Cependant, l’ancien membre du comité parlementaire affirme que, des fois, l’ICAC décide, par exemple, de ne pas entamer des poursuites sans même informer le bureau du DPP.

Selon l’article 82 de la loi, c’est au DPP de poursuivre tout suspect en justice après que l’ICAC a bouclé son enquête. Notre source souligne que même si l’ICAC et le DPP semblent ne plus regarder dans la même direction, «c’est au DPP de décider s’il faut classer un dossier ou pas. Il a été noté que depuis quelque temps, la commission décide par elle-même de ne pas poursuivre une affaire si elle juge que ce n’est pas nécessaire, sans en informer le DPP»

L’article 82 de la PoCA fait mention de «prosecution». Ainsi, l’ICAC peut aussi initier des poursuites. Ce sont néanmoins des pouvoirs limités, estime le Senior Lecturer Rajen Narsinghen. Car cet article précise également que l’approbation du DPP est obligatoire. «No prosecution for an offence under this Act or Part II of the Financial Intelligence and Anti-Money Laundering Act 2002 shall be instituted except by, or with the consent of, the Director of Public Prosecutions.» Ce qui fait dire au chargé de cours du département de droit de l’université de Maurice que, dans l’affaire MedPoint, il y a possible breach de l’article 72 de la Constitution et atteinte à la séparation des pouvoirs.

Entre l’ICAC, la police et le DPP, la compétition/rivalité a toujours existé, selon plusieurs membres de la profession légale interrogés. Selon Ajay Daby, le territoire de chacun n’a pas été clairement établi. La faute aussi à certaines pratiques de la Cour suprême qui, pendant plusieurs années, a traité l’ICAC comme une «prosecution authority». Cette rivalité commence peu après la polémique sur les pouvoirs d’arrestation de l’ICAC. Des prérogatives qui ont changé depuis. Pour toute arrestation, L’ICAC n’a pas besoin d’aval du DPP mais du commissaire de police.

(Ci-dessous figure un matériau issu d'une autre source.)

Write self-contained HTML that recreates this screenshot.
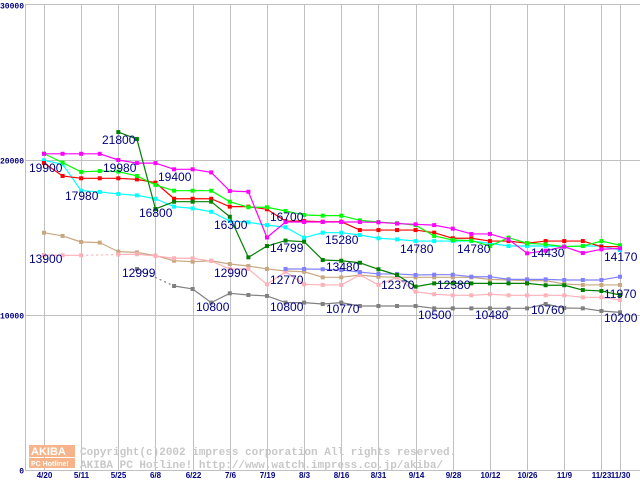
<!DOCTYPE html>
<html><head><meta charset="utf-8"><style>
html,body{margin:0;padding:0;background:#fff;width:640px;height:480px;overflow:hidden}
svg{display:block}
</style></head><body>
<svg id="chart" width="640" height="480" xmlns="http://www.w3.org/2000/svg" font-family="Liberation Sans, sans-serif"></svg>
<script>
const dates=["4/20","5/11","5/25","6/8","6/22","7/6","7/19","8/3","8/16","8/31","9/14","9/28","10/12","10/26","11/9","11/23","11/30"];
const dateIdx=[0,2,4,6,8,10,12,14,16,18,20,22,24,26,28,30,31];
const yTicks=[0,10000,20000,30000];
const magenta=[20.4,20.4,20.4,20.4,20.0,19.8,19.8,19.4,19.4,19.2,18.0,17.95,15.0,16.0,16.0,16.0,16.0,16.0,15.98,15.9,15.85,15.8,15.57,15.23,15.23,14.88,13.98,14.15,14.41,14.0,14.24,14.3];
const lime=[20.41,19.83,19.23,19.29,19.25,18.97,18.39,18.02,18.02,18.02,17.31,16.95,16.95,16.71,16.45,16.41,16.41,16.11,16.0,15.92,15.8,15.1,14.84,14.8,14.45,14.99,14.63,14.56,14.41,14.45,14.77,14.5];
const red=[19.81,18.97,18.82,18.82,18.82,18.75,18.54,17.5,17.5,17.5,16.99,16.99,16.82,16.06,16.06,16.02,16.02,15.48,15.48,15.48,15.48,15.31,14.95,14.95,14.77,14.77,14.63,14.77,14.77,14.77,14.41,14.41];
const cyan=[19.98,19.72,18.02,17.94,17.81,17.72,17.5,16.99,16.88,16.66,16.06,15.98,15.8,15.66,14.99,15.31,15.31,15.16,14.95,14.88,14.77,14.77,14.77,14.77,14.63,14.45,14.45,14.45,14.41,14.45,14.45,14.19];
const darkgreen=[null,null,null,null,21.8,21.35,16.84,17.31,17.31,17.31,16.34,13.72,14.45,14.8,14.73,13.55,13.5,13.37,12.95,12.58,11.83,12.04,12.04,12.04,12.04,12.04,12.04,11.92,11.92,11.61,11.55,11.29];
const tan=[15.31,15.1,14.71,14.67,14.09,14.04,13.83,13.5,13.44,13.5,13.29,13.16,12.97,12.84,12.79,12.43,12.43,12.58,12.47,12.43,12.43,12.43,12.43,12.43,12.3,12.26,12.22,12.22,12.0,11.94,11.94,11.94];
const pink=[13.87,13.85,13.85,null,13.9,13.92,13.81,13.66,13.66,13.48,12.97,12.97,11.98,12.79,11.98,11.94,11.94,12.58,11.94,12.43,11.5,11.34,11.27,11.27,11.34,11.27,11.27,11.27,11.27,11.14,11.14,10.97];
const gray=[null,null,null,null,null,12.97,null,11.87,11.68,10.8,11.4,11.29,11.23,10.8,10.8,10.71,10.8,10.58,10.58,10.58,10.58,10.43,10.43,10.43,10.43,10.43,10.43,10.71,10.45,10.43,10.26,10.17];
const blue=[null,null,null,null,null,null,null,null,null,null,null,null,null,12.97,12.97,12.95,12.9,12.77,12.65,12.65,12.58,12.6,12.6,12.47,12.47,12.3,12.3,12.3,12.26,12.26,12.26,12.47];
const labelText=["21800","19900","19980","19400","17980","16800","16300","16700","14799","13900","12999","12990","12770","10800","10800","15280","14780","14780","14430","14170","13480","12370","12380","11970","10770","10500","10480","10760","10200"];
const labelLeft=[102,29,103,158,65,139,214,270,270,29,122,214,270,196,270,325,400,457,531,604,326,381,437,604,326,418,475,531,604];
const labelBase=[144,172,172,181,200,217,229,221,252,263,277,277,284,311,311,244,253,253,257,261,271,289,289,298,313,319,319,314,322];

const svg=document.getElementById('chart');
const NS='http://www.w3.org/2000/svg';
const X0=44,DX=18.58,Y0=470,PX=0.0155;
function xs(i){return X0+i*DX;}
function ys(v){return Y0-v*PX;}
function yk(v){return ys(v*1000);}
function mk(tag,attrs,parent){const e=document.createElementNS(NS,tag);for(const k in attrs)e.setAttribute(k,attrs[k]);(parent||svg).appendChild(e);return e;}

const grid=mk('g',{});


mk('line',{x1:25,y1:4.5,x2:640,y2:4.5,stroke:'#c0c0c0'},grid);
mk('line',{x1:25.5,y1:4,x2:25.5,y2:470,stroke:'#c0c0c0'},grid);
mk('line',{x1:25,y1:470.5,x2:640,y2:470.5,stroke:'#c0c0c0'},grid);
yTicks.forEach(t=>{
  const y=Math.round(ys(t))+0.5;
  if(t>0&&t<30000){const l=mk('line',{x1:25,y1:y,x2:640,y2:y,stroke:'#c0c0c0'},grid);
    
    }
  const tx=mk('text',{x:24,y:y+3,'text-anchor':'end','font-size':8,'font-weight':'bold',fill:'#000080','font-family':'Liberation Mono, monospace'});
  tx.textContent=String(t);
  
  
});
dates.forEach((d,k)=>{
  const x=Math.round(xs(dateIdx[k]))+0.5;
  const l=mk('line',{x1:x,y1:4,x2:x,y2:470,stroke:'#c0c0c0'},grid);
  
  
  const tx=mk('text',{x:x,y:478,'text-anchor':'middle','font-size':8,'font-weight':'bold',fill:'#000080'});
  tx.textContent=d;
  
  
});

const wm=mk('g',{});


mk('rect',{x:29,y:445,width:46,height:12,fill:'#f7b48a'},wm);
mk('rect',{x:29,y:458,width:46,height:10,fill:'#f7b48a'},wm);
const t1=mk('text',{x:31,y:455,'font-size':11,'font-weight':'bold',fill:'#fff'},wm);t1.textContent='AKIBA';
const t2=mk('text',{x:31,y:466,'font-size':7,'font-weight':'bold',fill:'#fff'},wm);t2.textContent='PC Hotline!';
const t3=mk('text',{x:80,y:455,'font-size':11,fill:'#c8c8c8','font-family':'Liberation Mono, monospace','font-weight':'bold'},wm);t3.textContent='Copyright(c)2002 impress corporation All rights reserved.';
const t4=mk('text',{x:80,y:468,'font-size':11,fill:'#c8c8c8','font-family':'Liberation Mono, monospace','font-weight':'bold'},wm);t4.textContent='AKIBA PC Hotline!  http://www.watch.impress.co.jp/akiba/';

const series=[
 ['tan',tan,'#c8a882'],['pink',pink,'#ffb0b8'],['gray',gray,'#808080'],['blue',blue,'#8080ff'],
 ['cyan',cyan,'#00ffff'],['red',red,'#ff0000'],['lime',lime,'#00ff00'],['magenta',magenta,'#ff00ff'],['darkgreen',darkgreen,'#008000']
];
series.forEach(([name,arr,col])=>{
  const g=mk('g',{});
  
  
  let prev=-1;
  for(let i=0;i<arr.length;i++){
    if(arr[i]==null)continue;
    if(prev>=0){
      const dashed=(i-prev>1);
      const l=mk('line',{x1:xs(prev),y1:yk(arr[prev]),x2:xs(i),y2:yk(arr[i]),stroke:col,'stroke-width':1.2,'stroke-dasharray':dashed?'2,3':'none'},g);
      
      
    }
    prev=i;
  }
  for(let i=0;i<arr.length;i++){
    if(arr[i]==null)continue;
    const r=mk('rect',{x:xs(i)-2,y:yk(arr[i])-2,width:4,height:4,fill:col},g);
    
    
  }
});
const lbl=mk('g',{});


labelText.forEach((s,k)=>{
  const t=mk('text',{x:labelLeft[k],y:labelBase[k],'font-size':12,fill:'#000080'},lbl);
  t.textContent=s;
  
  
});
</script>
</body></html>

Pourtant, l’ICAC continue à faire des vagues. En 2015, le bureau du DPP et la commission anti-corruption se sont livrés à une véritable guerre ouverte dans l’affaire Sun Tan. Face aux manœuvres de l’ICAC, le DPP, Me Satyajit Boolell, avait obtenu un ordre de la Cour suprême pour éviter toute arrestation. Pour les observateurs, ces dérapages qui portent atteinte aux principes démocratiques sont principalement liés au fait que le directeur de la commission est un «super political nominee». Il faut changer le mécanisme de nomination, propose un Senior Counsel, qui est aussi d’avis que le patron de l’ICAC doit, au même titre que le DPP et les juges, bénéficier d’un «security of tenure» (garantie de mandat) pour pouvoir résister aux pressions politiques.

Manque de transparence

Les enquêteurs de l’ICAC sont des policiers ou des civils. «Au début, c’était des policiers qui faisaient les enquêtes. Par la suite, il y a eu un nouveau directeur général qui a trouvé que les enquêtes de corruption ne peuvent se faire comme le font les policiers quand ils travaillent sur d’autres délits», explique un ex-membre du comité parlementaire.

Par ailleurs, il affirme que l’ICAC n’est redevable qu’envers ce comité. Cependant, les élus n’ont nullement le droit de poser des questions sur les enquêtes qui ne sont pas bouclées. «Le comité peut simplement s’intéresser à l’administration de la commission ou encore aux affaires qui ont pris n devant une cour de justice ou qui n’ont pas eu de suite. Mais souvent, il est difficile de savoir quelles sont les affaires qui ont été classés.»